Mosconi was a better Straight Pool player than anyone else, including Lassiter. It's doubtful that Lassiter in his prime (yes he played great in the 1950's) would want to play a long Challenge match against Willie with big money on the line. If Crane and Caras couldn't beat him, what chance would Lassiter have had? He would have been a big underdog. And I have a lot of respect for Luther. He was acknowledged as the best 9-Ball player of his era and he became one of (if not #1) the top 14.1 players after Willie retired. His chief competition coming from Joe Balsis, Irving Crane (who had not yet retired), Cicero Murphy and Harold Worst.
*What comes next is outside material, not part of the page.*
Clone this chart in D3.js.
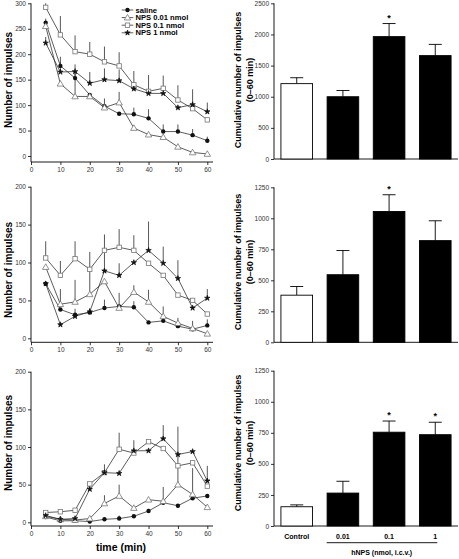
<!DOCTYPE html>
<html><head><meta charset="utf-8">
<script src="https://cdn.jsdelivr.net/npm/d3@7"></script>
<style>body{margin:0;background:#fff} svg text{font-family:Arial,"Liberation Sans",sans-serif}</style>
</head><body><svg id="c" width="459" height="559"></svg>
<script>
// ---------- data ----------
const times=[5,10,15,20,25,30,35,40,45,50,55,60];
const seriesNames=["saline","NPS 0.01 nmol","NPS 0.1 nmol","NPS 1 nmol"];
const seriesMarkers=["circle","triangle","square","star"];

// panel A (top)
const salineA=[262,177,153,120,98,83,82,74,48,48,41,30];
const salineAErr=[8,18,12,0,15,0,13,18,14,14,12,8];
const nps001A=[255,142,117,117,95,105,55,42,37,18,7,4];
const nps001AErr=[0,0,48,0,0,21,0,0,0,0,0,0];
const nps01A=[292,238,205,200,185,177,140,127,133,110,93,71];
const nps01AErr=[8,37,32,24,30,27,27,32,25,29,0,0];
const nps1A=[222,165,166,143,150,148,132,123,123,95,101,87];
const nps1AErr=[12,20,14,22,22,22,10,0,0,0,30,18];

// panel B (middle)
const salineB=[72,38,31,34,40,42,41,21,23,16,12,17];
const salineBErr=[0,0,8,6,11,0,8,0,19,11,11,8];
const nps001B=[94,45,48,58,75,40,61,48,29,20,13,6];
const nps001BErr=[0,20,29,33,0,20,9,16,0,0,0,0];
const nps01B=[106,83,105,91,116,120,116,99,83,57,50,32];
const nps01BErr=[22,19,23,23,21,24,20,0,0,0,0,0];
const nps1B=[72,18,29,35,89,83,100,116,99,79,40,53];
const nps1BErr=[0,0,0,0,30,16,0,38,22,24,0,12];

// panel C (bottom)
const salineC=[7,2,2,1,4,5,8,15,26,22,32,35];
const salineCErr=[0,0,0,0,0,4,0,0,0,0,0,0];
const nps001C=[8,4,3,5,25,35,19,30,28,50,37,20];
const nps001CErr=[0,0,0,0,11,15,0,0,19,77,35,0];
const nps01C=[13,14,16,51,66,97,92,107,98,75,79,48];
const nps01CErr=[0,0,0,0,0,22,0,0,0,0,0,0];
const nps1C=[9,4,5,44,66,65,95,95,111,90,94,55];
const nps1CErr=[0,0,0,0,11,0,14,0,18,0,0,20];

const xTicks=[0,10,20,30,40,50,60];
const yTicksA=[0,50,100,150,200,250,300];
const yTicksBC=[0,50,100,150,200];

// bar panels
const barCats=["Control","0.01","0.1","1"];
const cumA=[1210,1000,1965,1660], cumAErr=[95,100,210,180], sigA=[0,0,1,0];
const cumB=[380,545,1055,820],   cumBErr=[70,195,135,160], sigB=[0,0,1,0];
const cumC=[155,265,755,735],    cumCErr=[15,95,90,100],   sigC=[0,0,1,1];
const barTicksA=[0,500,1000,1500,2000,2500];
const barTicksBC=[0,250,500,750,1000,1250];

// ---------- drawing ----------
const svg=d3.select("#c");
const FONT='Arial,"Liberation Sans",sans-serif';

function styleAxis(g){
  g.attr("font-family",FONT).attr("font-size",6.5);
  g.selectAll(".tick line").attr("stroke","#000").attr("stroke-width",0.8);
  g.selectAll(".tick text").attr("fill","#333");
}

function drawMarker(g,type,cx,cy){
  if(type==="circle") g.append("circle").attr("cx",cx).attr("cy",cy).attr("r",2.2).attr("fill","#111");
  else if(type==="square") g.append("rect").attr("x",cx-2.2).attr("y",cy-2.2).attr("width",4.4).attr("height",4.4).attr("fill","#fff").attr("stroke","#777").attr("stroke-width",0.8);
  else if(type==="triangle") g.append("path").attr("d",d3.symbol(d3.symbolTriangle,18)()).attr("transform",`translate(${cx},${cy+0.5})`).attr("fill","#fff").attr("stroke","#777").attr("stroke-width",0.8);
  else g.append("path").attr("d",d3.symbol(d3.symbolStar,9)()).attr("transform",`translate(${cx},${cy})`).attr("fill","#111").attr("stroke","#111").attr("stroke-width",0.7);
}

function linePanel(p){
  const x=d3.scaleLinear().domain([0,60]).range([31,207.3]);
  const y=d3.scaleLinear().domain([0,p.yMax]).range([p.y0,p.yTop]);
  const g=svg.append("g");
  const yg=g.append("g").attr("transform","translate(31,0)")
    .call(d3.axisLeft(y).tickValues(p.yTicks).tickSize(3).tickPadding(2).tickFormat(d3.format("d")));
  yg.select(".domain").remove(); styleAxis(yg);
  const xg=g.append("g").attr("transform",`translate(0,${p.axisY})`)
    .call(d3.axisBottom(x).tickValues(xTicks).tickSize(3).tickPadding(2).tickFormat(d3.format("d")));
  xg.select(".domain").remove(); styleAxis(xg);
  g.append("line").attr("x1",31).attr("x2",31).attr("y1",p.yTop).attr("y2",p.axisY).attr("stroke","#000").attr("stroke-width",0.9);
  g.append("line").attr("x1",31).attr("x2",213).attr("y1",p.axisY).attr("y2",p.axisY).attr("stroke","#000").attr("stroke-width",0.9);
  g.append("text").attr("transform",`translate(12,${p.labelY}) rotate(-90)`).attr("text-anchor","middle")
    .attr("font-size",10).attr("font-weight","bold").text("Number of impulses");
  p.series.forEach(s=>{
    s.vals.forEach((v,i)=>{ if(s.err[i]>0) g.append("line").attr("x1",x(times[i])).attr("x2",x(times[i]))
      .attr("y1",y(v)).attr("y2",y(v+s.err[i])).attr("stroke","#444").attr("stroke-width",0.9); });
  });
  const line=d3.line().x((d,i)=>x(times[i])).y(d=>y(d));
  p.series.forEach(s=>{
    g.append("path").attr("d",line(s.vals)).attr("fill","none").attr("stroke","#333").attr("stroke-width",0.8);
  });
  p.series.forEach(s=>{ s.vals.forEach((v,i)=>drawMarker(g,s.marker,x(times[i]),y(v))); });
  return {x,y,g};
}

function barPanel(p){
  const x=d3.scaleBand().domain(barCats).range([274,458]).paddingInner(0.315).paddingOuter(0.15);
  const y=d3.scaleLinear().domain([0,p.yMax]).range([p.y0,p.yTop]);
  const g=svg.append("g");
  const yg=g.append("g").attr("transform","translate(274,0)")
    .call(d3.axisLeft(y).tickValues(p.yTicks).tickSize(3).tickPadding(2).tickFormat(d3.format("d")));
  yg.select(".domain").remove(); styleAxis(yg);
  g.append("line").attr("x1",274).attr("x2",274).attr("y1",p.yTop).attr("y2",p.y0).attr("stroke","#000").attr("stroke-width",0.9);
  g.append("line").attr("x1",274).attr("x2",458).attr("y1",p.y0).attr("y2",p.y0).attr("stroke","#000").attr("stroke-width",0.9);
  const lt=g.append("text").attr("transform",`translate(241,${p.labelY}) rotate(-90)`).attr("text-anchor","middle")
    .attr("font-size",9).attr("font-weight","bold");
  lt.append("tspan").attr("x",0).attr("dy",0).text("Cumulative number of impulses");
  lt.append("tspan").attr("x",0).attr("dy",11.5).text("(0\u201360 min)");
  p.vals.forEach((v,i)=>{
    const c=barCats[i], cx=x(c)+x.bandwidth()/2, top=y(v+p.err[i]);
    g.append("line").attr("x1",cx).attr("x2",cx).attr("y1",y(v)).attr("y2",top).attr("stroke","#000").attr("stroke-width",0.9);
    g.append("line").attr("x1",cx-6.5).attr("x2",cx+6.5).attr("y1",top).attr("y2",top).attr("stroke","#000").attr("stroke-width",0.9);
    g.append("rect").attr("x",x(c)).attr("y",y(v)).attr("width",x.bandwidth()).attr("height",p.y0-y(v))
      .attr("fill",i===0?"#fff":"#000").attr("stroke","#000").attr("stroke-width",0.9);
    if(p.sig[i]) g.append("text").attr("x",cx).attr("y",top-3).attr("text-anchor","middle").attr("font-size",9).attr("font-weight","bold").text("*");
  });
  return {x,y,g};
}

function mkSeries(vals,errs){ return vals.map((v,i)=>({vals:v,err:errs[i],marker:seriesMarkers[i]})); }

linePanel({yMax:300,yTicks:yTicksA,y0:156,yTop:3.3,axisY:162,labelY:80,
  series:mkSeries([salineA,nps001A,nps01A,nps1A],[salineAErr,nps001AErr,nps01AErr,nps1AErr])});
linePanel({yMax:200,yTicks:yTicksBC,y0:338.3,yTop:186.7,axisY:342.3,labelY:270,
  series:mkSeries([salineB,nps001B,nps01B,nps1B],[salineBErr,nps001BErr,nps01BErr,nps1BErr])});
const C=linePanel({yMax:200,yTicks:yTicksBC,y0:522.3,yTop:371.7,axisY:526,labelY:443,
  series:mkSeries([salineC,nps001C,nps01C,nps1C],[salineCErr,nps001CErr,nps01CErr,nps1CErr])});
C.g.append("text").attr("x",121).attr("y",551).attr("text-anchor","middle").attr("font-size",10.5).attr("font-weight","bold").text("time (min)");

// legend
const leg=svg.append("g");
seriesNames.forEach((n,i)=>{
  const ly=10+i*7.6;
  leg.append("line").attr("x1",121.7).attr("x2",133.3).attr("y1",ly).attr("y2",ly).attr("stroke","#333").attr("stroke-width",0.8);
  drawMarker(leg,seriesMarkers[i],127.5,ly);
  leg.append("text").attr("x",135.5).attr("y",ly+2.6).attr("font-size",7.6).attr("font-weight","bold").text(n);
});

barPanel({yMax:2500,yTicks:barTicksA,y0:159,yTop:3.3,labelY:80,vals:cumA,err:cumAErr,sig:sigA});
barPanel({yMax:1250,yTicks:barTicksBC,y0:342.3,yTop:187.3,labelY:262,vals:cumB,err:cumBErr,sig:sigB});
const BC=barPanel({yMax:1250,yTicks:barTicksBC,y0:526,yTop:370.7,labelY:443,vals:cumC,err:cumCErr,sig:sigC});
barCats.forEach(c=>{
  BC.g.append("text").attr("x",BC.x(c)+BC.x.bandwidth()/2).attr("y",539).attr("text-anchor","middle")
    .attr("font-size",7).attr("font-weight","bold").text(c);
});
BC.g.append("line").attr("x1",326.7).attr("x2",437.3).attr("y1",542.7).attr("y2",542.7).attr("stroke","#000").attr("stroke-width",0.9);
BC.g.append("text").attr("x",381.7).attr("y",555).attr("text-anchor","middle").attr("font-size",7).attr("font-weight","bold").text("hNPS (nmol, i.c.v.)");
</script></body></html>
Jimmy Caras came out of a near ten year retirement to win the U.S. Open Straight Pool title in 1967. He was 57 at the time.
It's true that Willie didn't care for gambling. He felt that as the most well known player of his era he should keep a squeaky clean image and he did just that throughout his career. But if he had been pushed to play a challenge match for big money, I don't doubt for a second that he would have accepted the bet. I don't think anyone was too anxious to put up any money to see if their horse could beat Willie, for good reason. Willie was all about the money and he truly believed that no one could beat him. He proved that to be true many times over the course of twenty plus years.
Most of these players, of any games, at best played three shots ahead of the current shot. To compete with Mosconi, they would have been playing with the man who shot a minimum of six or seven shots ahead at all times. If the break shot freely spread all balls open, then he would play all fourteen shots to the next break shot. Mosconi said no one could control where all of the balls on a break shot would roll to. But, people still wonder why he could move so quickly from shot to shot. It was because he was playing so far ahead of the current shot, that he infrequently had to reset the runout to the next break ball. He couldn’t control where all the balls were going on a break shot, but he knew what the balls weren’t going to do from his controlled break shots. He would still roll over today’s current 14.1 players.